> [Data section]:
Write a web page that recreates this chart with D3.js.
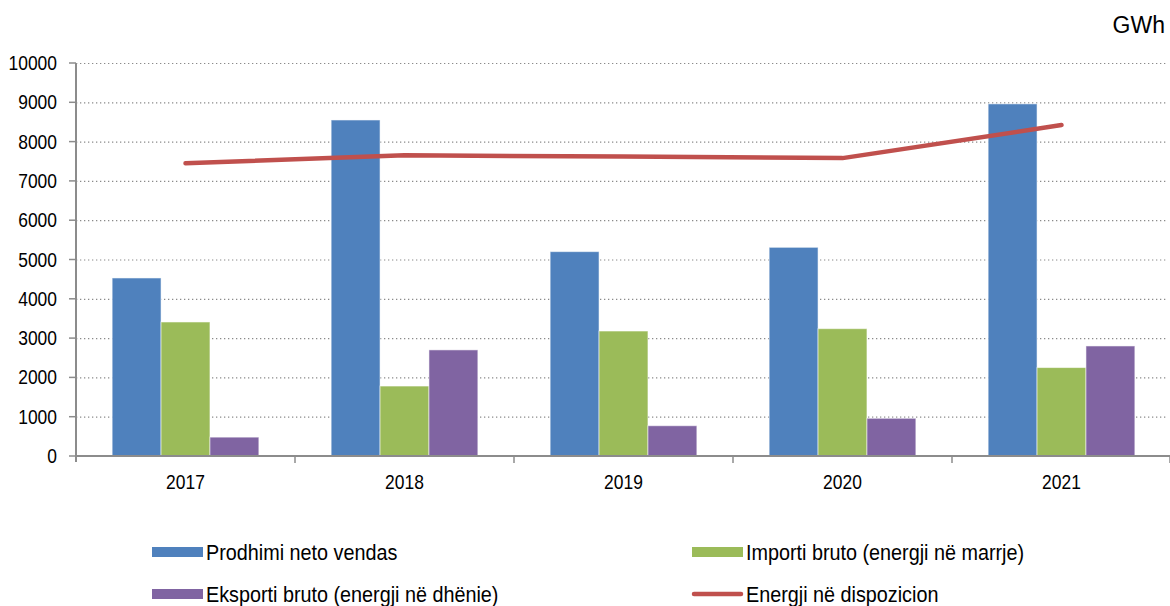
<!DOCTYPE html>
<html>
<head>
<meta charset="utf-8">
<script src="https://cdn.jsdelivr.net/npm/d3@7"></script>
<style>
  body { margin: 0; background: #fff; }
  text { font-family: "Liberation Sans", Arial, sans-serif; fill: #000; }
</style>
</head>
<body>
<script>
const years = ["2017", "2018", "2019", "2020", "2021"];
const prodhimi = [4530, 8550, 5200, 5310, 8960];
const importi = [3410, 1780, 3180, 3240, 2250];
const eksporti = [480, 2700, 770, 960, 2800];
const energji = [7450, 7650, 7620, 7580, 8420];
const yTicks = [0, 1000, 2000, 3000, 4000, 5000, 6000, 7000, 8000, 9000, 10000];
const seriesNames = ["Prodhimi neto vendas", "Importi bruto (energji në marrje)", "Eksporti bruto (energji në dhënie)", "Energji në dispozicion"];
const colors = ["#4f81bd", "#9bbb59", "#8064a2", "#c0504d"];

const dims = { width: 1170, height: 606, left: 76, right: 1171, top: 63, bottom: 456 };

const svg = d3.select("body").append("svg").attr("width", dims.width).attr("height", dims.height);

const barSeries = [prodhimi, importi, eksporti];

const x0 = d3.scaleBand().domain(years).range([dims.left, dims.right]).paddingInner(0.33).paddingOuter(0.165);
const x1 = d3.scaleBand().domain(d3.range(barSeries.length)).range([0, x0.bandwidth()]);
const y = d3.scaleLinear().domain([0, 10000]).range([dims.bottom, dims.top]);

// condensed-looking text helper
function label(g, x, yPos, str, anchor, size, sx) {
  return g.append("text")
    .attr("transform", `translate(${x},${yPos}) scale(${sx},1)`)
    .attr("text-anchor", anchor)
    .attr("font-size", size)
    .text(str);
}

// gridlines
svg.append("g").selectAll("line").data(yTicks.filter(d => d > 0)).join("line")
  .attr("x1", dims.left).attr("x2", 1168)
  .attr("y1", d => y(d) + 0.5).attr("y2", d => y(d) + 0.5)
  .attr("stroke", "#8a8a8a").attr("stroke-width", 1.2).attr("stroke-dasharray", "1.3,2.7");

// bars
const groups = svg.append("g").selectAll("g").data(years).join("g")
  .attr("transform", d => `translate(${x0(d)},0)`);
groups.selectAll("rect").data((d, i) => barSeries.map((s, k) => ({ k, v: s[i] }))).join("rect")
  .attr("x", d => x1(d.k))
  .attr("width", x1.bandwidth())
  .attr("y", d => y(d.v))
  .attr("height", d => y(0) - y(d.v))
  .attr("fill", d => colors[d.k])
  .attr("stroke", "rgba(255,255,255,0.55)")
  .attr("stroke-width", 1);

// axes
const yAxis = svg.append("g");
yAxis.append("line").attr("x1", dims.left).attr("x2", dims.left).attr("y1", dims.top).attr("y2", dims.bottom + 6)
  .attr("stroke", "#8c8c8c").attr("stroke-width", 2);
yAxis.selectAll(".tk").data(yTicks).join("line").attr("class", "tk")
  .attr("x1", dims.left - 7).attr("x2", dims.left)
  .attr("y1", d => y(d)).attr("y2", d => y(d))
  .attr("stroke", "#8c8c8c").attr("stroke-width", 1.5);
yTicks.forEach(t => label(yAxis, 57, y(t) + 7, String(t), "end", 20.5, 0.85));

const xAxis = svg.append("g");
xAxis.append("line").attr("x1", dims.left).attr("x2", dims.right).attr("y1", dims.bottom).attr("y2", dims.bottom)
  .attr("stroke", "#8c8c8c").attr("stroke-width", 2);
const bounds = years.map(d => x0(d) - x0.step() * x0.paddingInner() / 2).concat([dims.right - 1]);
xAxis.selectAll(".tk").data(bounds.slice(1)).join("line").attr("class", "tk")
  .attr("x1", d => d).attr("x2", d => d)
  .attr("y1", dims.bottom).attr("y2", dims.bottom + 7)
  .attr("stroke", "#8c8c8c").attr("stroke-width", 1.5);
years.forEach(yr => label(xAxis, x0(yr) + x0.bandwidth() / 2, 489, yr, "middle", 20.5, 0.85));

// line
const line = d3.line().x((d, i) => x0(years[i]) + x0.bandwidth() / 2).y(d => y(d));
svg.append("path").datum(energji).attr("d", line)
  .attr("fill", "none").attr("stroke", colors[3]).attr("stroke-width", 4.5)
  .attr("stroke-linecap", "round").attr("stroke-linejoin", "round");

// unit
label(svg, 1165, 33, "GWh", "end", 23, 1.0);

// legend
const legendPos = [[152, 552], [692, 552], [152, 594], [692, 594]];
const legend = svg.append("g");
seriesNames.forEach((name, i) => {
  const [lx, ly] = legendPos[i];
  if (i < 3) {
    legend.append("rect").attr("x", lx).attr("y", ly - 5).attr("width", 51).attr("height", 10).attr("fill", colors[i]);
  } else {
    legend.append("line").attr("x1", lx + 2).attr("x2", lx + 49).attr("y1", ly).attr("y2", ly)
      .attr("stroke", colors[i]).attr("stroke-width", 4.5).attr("stroke-linecap", "round");
  }
  label(legend, lx + 54, ly + 8, name, "start", 22, 0.9);
});
</script>
</body>
</html>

> [Work instructions]: Without the pictures, output the full listing exactly as it stands.

> [Response to this exercise]:
Write a web page that recreates this chart with D3.js.
<!DOCTYPE html>
<html>
<head>
<meta charset="utf-8">
<script src="https://cdn.jsdelivr.net/npm/d3@7"></script>
<style>
  body { margin: 0; background: #fff; }
  text { font-family: "Liberation Sans", Arial, sans-serif; fill: #000; }
</style>
</head>
<body>
<script>
const years = ["2017", "2018", "2019", "2020", "2021"];
const prodhimi = [4530, 8550, 5200, 5310, 8960];
const importi = [3410, 1780, 3180, 3240, 2250];
const eksporti = [480, 2700, 770, 960, 2800];
const energji = [7450, 7650, 7620, 7580, 8420];
const yTicks = [0, 1000, 2000, 3000, 4000, 5000, 6000, 7000, 8000, 9000, 10000];
const seriesNames = ["Prodhimi neto vendas", "Importi bruto (energji në marrje)", "Eksporti bruto (energji në dhënie)", "Energji në dispozicion"];
const colors = ["#4f81bd", "#9bbb59", "#8064a2", "#c0504d"];

const dims = { width: 1170, height: 606, left: 76, right: 1171, top: 63, bottom: 456 };

const svg = d3.select("body").append("svg").attr("width", dims.width).attr("height", dims.height);

const barSeries = [prodhimi, importi, eksporti];

const x0 = d3.scaleBand().domain(years).range([dims.left, dims.right]).paddingInner(0.33).paddingOuter(0.165);
const x1 = d3.scaleBand().domain(d3.range(barSeries.length)).range([0, x0.bandwidth()]);
const y = d3.scaleLinear().domain([0, 10000]).range([dims.bottom, dims.top]);

// condensed-looking text helper
function label(g, x, yPos, str, anchor, size, sx) {
  return g.append("text")
    .attr("transform", `translate(${x},${yPos}) scale(${sx},1)`)
    .attr("text-anchor", anchor)
    .attr("font-size", size)
    .text(str);
}

// gridlines
svg.append("g").selectAll("line").data(yTicks.filter(d => d > 0)).join("line")
  .attr("x1", dims.left).attr("x2", 1168)
  .attr("y1", d => y(d) + 0.5).attr("y2", d => y(d) + 0.5)
  .attr("stroke", "#8a8a8a").attr("stroke-width", 1.2).attr("stroke-dasharray", "1.3,2.7");

// bars
const groups = svg.append("g").selectAll("g").data(years).join("g")
  .attr("transform", d => `translate(${x0(d)},0)`);
groups.selectAll("rect").data((d, i) => barSeries.map((s, k) => ({ k, v: s[i] }))).join("rect")
  .attr("x", d => x1(d.k))
  .attr("width", x1.bandwidth())
  .attr("y", d => y(d.v))
  .attr("height", d => y(0) - y(d.v))
  .attr("fill", d => colors[d.k])
  .attr("stroke", "rgba(255,255,255,0.55)")
  .attr("stroke-width", 1);

// axes
const yAxis = svg.append("g");
yAxis.append("line").attr("x1", dims.left).attr("x2", dims.left).attr("y1", dims.top).attr("y2", dims.bottom + 6)
  .attr("stroke", "#8c8c8c").attr("stroke-width", 2);
yAxis.selectAll(".tk").data(yTicks).join("line").attr("class", "tk")
  .attr("x1", dims.left - 7).attr("x2", dims.left)
  .attr("y1", d => y(d)).attr("y2", d => y(d))
  .attr("stroke", "#8c8c8c").attr("stroke-width", 1.5);
yTicks.forEach(t => label(yAxis, 57, y(t) + 7, String(t), "end", 20.5, 0.85));

const xAxis = svg.append("g");
xAxis.append("line").attr("x1", dims.left).attr("x2", dims.right).attr("y1", dims.bottom).attr("y2", dims.bottom)
  .attr("stroke", "#8c8c8c").attr("stroke-width", 2);
const bounds = years.map(d => x0(d) - x0.step() * x0.paddingInner() / 2).concat([dims.right - 1]);
xAxis.selectAll(".tk").data(bounds.slice(1)).join("line").attr("class", "tk")
  .attr("x1", d => d).attr("x2", d => d)
  .attr("y1", dims.bottom).attr("y2", dims.bottom + 7)
  .attr("stroke", "#8c8c8c").attr("stroke-width", 1.5);
years.forEach(yr => label(xAxis, x0(yr) + x0.bandwidth() / 2, 489, yr, "middle", 20.5, 0.85));

// line
const line = d3.line().x((d, i) => x0(years[i]) + x0.bandwidth() / 2).y(d => y(d));
svg.append("path").datum(energji).attr("d", line)
  .attr("fill", "none").attr("stroke", colors[3]).attr("stroke-width", 4.5)
  .attr("stroke-linecap", "round").attr("stroke-linejoin", "round");

// unit
label(svg, 1165, 33, "GWh", "end", 23, 1.0);

// legend
const legendPos = [[152, 552], [692, 552], [152, 594], [692, 594]];
const legend = svg.append("g");
seriesNames.forEach((name, i) => {
  const [lx, ly] = legendPos[i];
  if (i < 3) {
    legend.append("rect").attr("x", lx).attr("y", ly - 5).attr("width", 51).attr("height", 10).attr("fill", colors[i]);
  } else {
    legend.append("line").attr("x1", lx + 2).attr("x2", lx + 49).attr("y1", ly).attr("y2", ly)
      .attr("stroke", colors[i]).attr("stroke-width", 4.5).attr("stroke-linecap", "round");
  }
  label(legend, lx + 54, ly + 8, name, "start", 22, 0.9);
});
</script>
</body>
</html>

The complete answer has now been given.